Wednesday, May 2, 2012

Gregoire Solotareff (European illustrator1)






"When one makes children’s books, one actually makes them first and foremost for oneself, for the child that one was and, wishfully, still is.” Grégoire Solotareff is a child of various cultures.  He was born in 1953 in Alexandria, Egypt, the son of the Lebanese doctor Henri El-Kayem, and the Russian emigrant and artist Olga Solotareff-Lecaye.  Political disturbances, revolutions and civil war forced the family from Egypt to Lebanon at the end of the 1950’s, and finally to France.  Children in Solotareff’s family did not attend school.  Instead, learning, storytelling and drawing took place at home.  His immense familiarity with sketch books and books stems from this time. Like his father, who was once the medical attendant to the Egyptian crowned prince, Solotareff studied medicine and worked as a doctor for five years. As time went by he began drawing again and he formed impression he was regaining contact with something long forgotten, something which goes by the name of ‘childhood’.  Today Solotareff is one of the most important European illustrators and authors.  More than 120 books have been created since the middle of the 1980’s, which have been translated, exhibited and staged around the world.  The spectrum of his work is huge: fit-for-the-bathtub plastic fold-out books for the littlest ones, innumerable picture books and stories, a novel for children and a few books that Olga Lecaye and his sister Nadja have illustrated.  In 2003, 'Loulou et autres loups' hit the French cinemas, a series of five animated short films based on Solotareff’s picture book 'Loulou' (1989) about a young wolf who chooses to become friends with, of all animals, a hare. Solotareff’s first animated feature film „U“ played at the Berlinale 2007 in the Children’s and Youth Film Section.

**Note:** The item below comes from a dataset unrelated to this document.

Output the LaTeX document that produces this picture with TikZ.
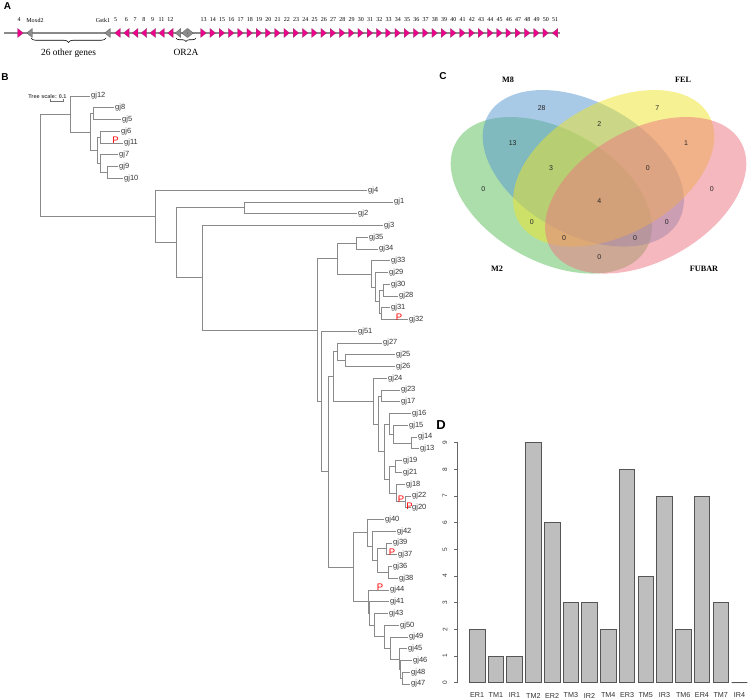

It is a fairytale about a princess who grows up with a talking unicorn for a friend.
Solotareff has brought a new hue to children’s literature.  Insubordinate, fresh and with black humour, in a fairytale and secretive manner, but never harmless, he tells the story of friendship and love – always in his clear, reduced handwriting and in the primary colours red, yellow and blue.  Solotareff depicts animals that for him are “caricatures of humans” . His pictures give human attributes to dreamy hares, lonely wolves, Italian mice, career-tired gnomes, freezing crocodiles and frogs in love.  In his much applauded picture book 'Toi grand et moi petit' (1996; Engl: You Big and Me Small), which was awarded the Deutscher Jugendliteraturpreis in 1997, an elephant in need of protection forms a friendship with the powerful lion king; the friendship becomes unhinged with time as the little elephant grows bigger than his royal friend.  Solotareff illuminates the ancient story of father and son, of power and powerlessness, with exciting and intense pictures.  The flatly applied, pure and bright colours with their black contours join the simplified, but never simple forms into a harmonious unit.  “In my pictures, as in my soul, I attempt to reconcile both sides – the striving for softness, for happiness, for intense and strong things on the one hand, and simultaneously the quest for things that awaken the sense for humour and wickedness.”
Grégoire Solotareff has been honoured with the most important awards in France and a number of international prizes, including the Prix de Montreuil (1992) and the Bologna Ragazzi Award (1993).  In 2004 he was a finalist in the Hans Christian Andersen Awards.  He lives and draws in Paris.